Project Structure¶

This is the class structure diagram that Hermione relies on:

Here we describe briefly what each class is doing:

Data Source¶

DataBase - should be used when data recovery requires a connection to a database. Contains methods for opening and closing a connection.
Spreadsheet - should be used when data recovery is in spreadsheets/text files. All aggregation of the bases to generate a “flat table” should be performed in this class.
DataSource - abstract class which DataBase and Spreadsheet inherit from.

Preprocessing¶

Preprocessing - concentrates all preprocessing steps that must be performed on the data before the model is trained.
Normalization - applies normalization and denormalization to reported columns. This class contains the following normalization algorithms already implemented: StandardScaler e MinMaxScaler.
TextVectorizer - transforms text into vector. Implemented methods: Bag of words, TF_IDF, Embedding: mean, median e indexing.

Visualization¶

Visualization - methods for data visualization.
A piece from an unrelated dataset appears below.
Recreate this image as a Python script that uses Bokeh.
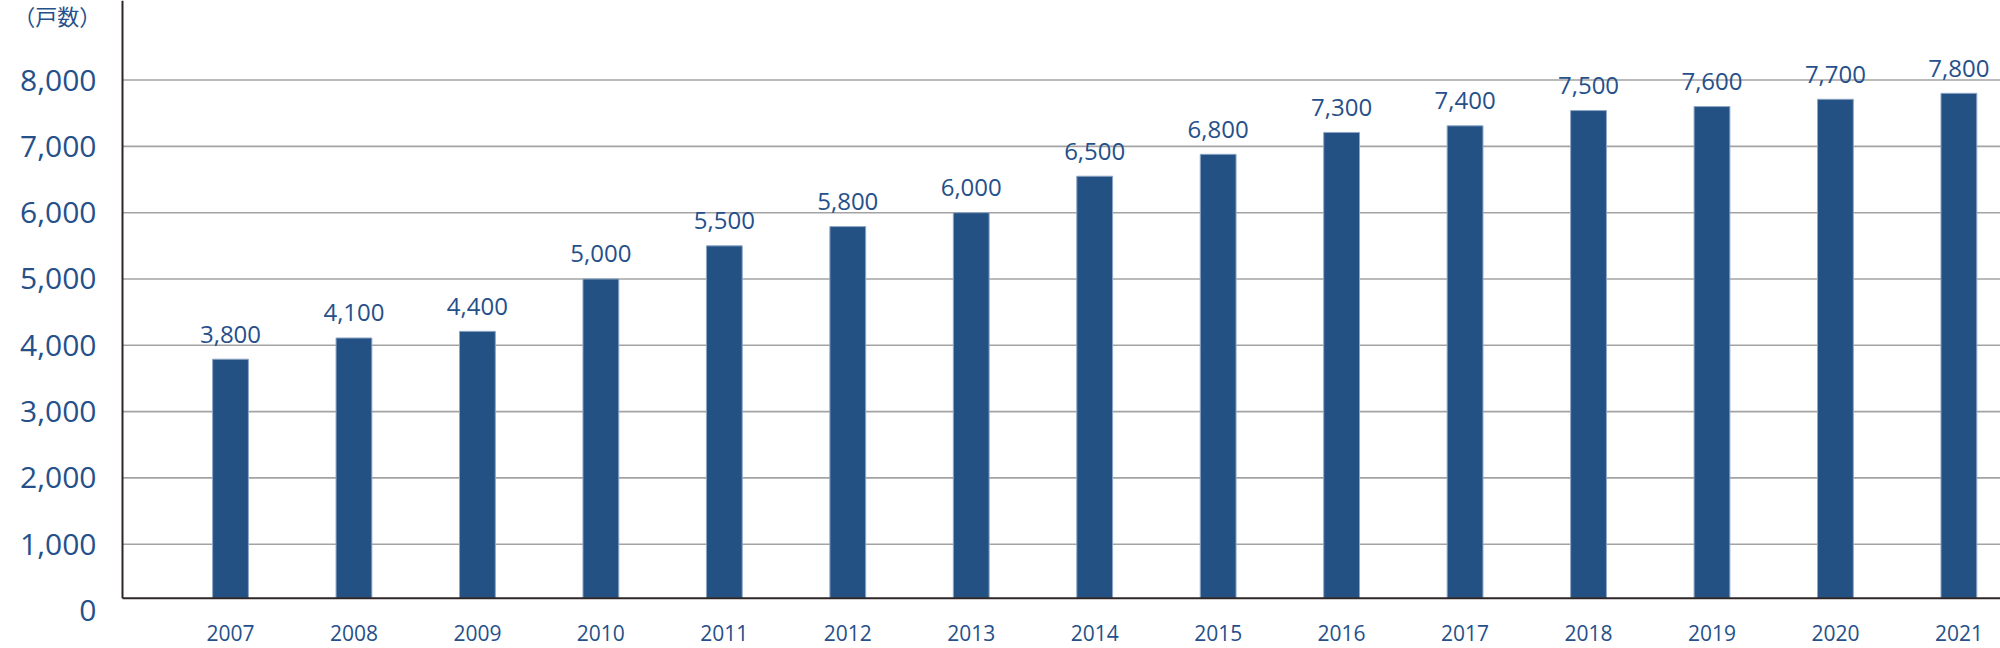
from bokeh.plotting import figure
from bokeh.models import Range1d, FixedTicker, Label, ColumnDataSource
from bokeh.core.properties import value
from bokeh.embed import file_html
from bokeh.resources import INLINE

years = ["2007", "2008", "2009", "2010", "2011", "2012", "2013", "2014",
         "2015", "2016", "2017", "2018", "2019", "2020", "2021"]
bar_values = [3790, 4110, 4210, 5000, 5500, 5790, 6000, 6550,
              6880, 7210, 7310, 7540, 7600, 7710, 7800]
value_labels = ["3,800", "4,100", "4,400", "5,000", "5,500", "5,800", "6,000", "6,500",
                "6,800", "7,300", "7,400", "7,500", "7,600", "7,700", "7,800"]
y_ticks = [0, 1000, 2000, 3000, 4000, 5000, 6000, 7000, 8000]
y_tick_labels = ["0", "1,000", "2,000", "3,000", "4,000", "5,000", "6,000", "7,000", "8,000"]
unit_label = "（戸数）"

BASE = 185          # value where the drawn baseline sits
YB, TOP = -573, 9200
XL, X0, X1 = -1.863, -0.8748, 14.337   # canvas left, axis position, right edge
TEXT = "#26508a"
BAR = "#245183"
FONT = "Open Sans"

xs = list(range(len(years)))
src = ColumnDataSource(dict(x=xs, top=bar_values, lab=value_labels))

p = figure(width=2000, height=648, output_backend="svg", toolbar_location=None,
           x_range=Range1d(XL, X1), y_range=Range1d(YB, TOP),
           min_border=0)
p.outline_line_color = None
p.background_fill_color = "white"
p.border_fill_color = "white"

# horizontal grid lines from the axis to the right edge
grid_y = y_ticks[1:]
p.segment(x0=[X0] * len(grid_y), y0=grid_y, x1=[X1] * len(grid_y), y1=grid_y,
          line_color="#a3a3a3", line_width=1.6)

p.vbar(x="x", top="top", bottom=BASE, width=0.29, source=src,
       fill_color=BAR, line_color="#8ea6c6", line_width=1)
p.text(x="x", y="top", text="lab", source=src, text_align="center", text_baseline="middle",
       y_offset=-25, text_font=value(FONT), text_font_size="24px", text_color=TEXT)

# axes
p.yaxis.fixed_location = X0
p.yaxis.ticker = FixedTicker(ticks=y_ticks)
p.yaxis.major_label_overrides = {t: l for t, l in zip(y_ticks, y_tick_labels)}
p.yaxis.axis_line_color = None
p.yaxis.major_tick_line_color = None
p.yaxis.minor_tick_line_color = None
p.yaxis.major_label_standoff = 20
p.yaxis.major_label_text_font = FONT
p.yaxis.major_label_text_font_size = "30px"
p.yaxis.major_label_text_color = TEXT

p.xaxis.fixed_location = 0
p.xaxis.ticker = FixedTicker(ticks=xs)
p.xaxis.major_label_overrides = {i: y for i, y in zip(xs, years)}
p.xaxis.axis_line_color = None
p.xaxis.major_tick_line_color = None
p.xaxis.minor_tick_line_color = None
p.xaxis.major_label_standoff = 8
p.xaxis.major_label_text_font = FONT
p.xaxis.major_label_text_font_size = "21px"
p.xaxis.major_label_text_color = TEXT

p.xgrid.grid_line_color = None
p.ygrid.grid_line_color = None

# baseline and vertical axis line
p.segment(x0=[X0], y0=[BASE], x1=[X1], y1=[BASE], line_color="#2e2626", line_width=2)
p.segment(x0=[X0], y0=[BASE], x1=[X0], y1=[TOP], line_color="#2e2626", line_width=2)

p.add_layout(Label(x=-1.76, y=8975, text=unit_label,
                   text_font="Noto Sans CJK JP", text_font_size="22px", text_color=TEXT,
                   text_baseline="middle", text_align="left"))

open("out.html", "w").write(file_html(p, INLINE))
There are methods to make static and interactive plots.
App Streamlit - streamlit example consuming Titanic dataset, including pandas profilling.

Model¶

Trainer - module that centralizes training algorithms classes. Algorithms from scikit-learn library, for instance, can be easily used with the TrainerSklearn implemented class.
Wrapper - centralizes the trained model with its metrics. This class has built-in integration with MLFlow.
Metrics - it contains key metrics that are calculated when models are trained. Classification, regression and clustering metrics are already implemented.

Tests¶

test_project - module for unit testing.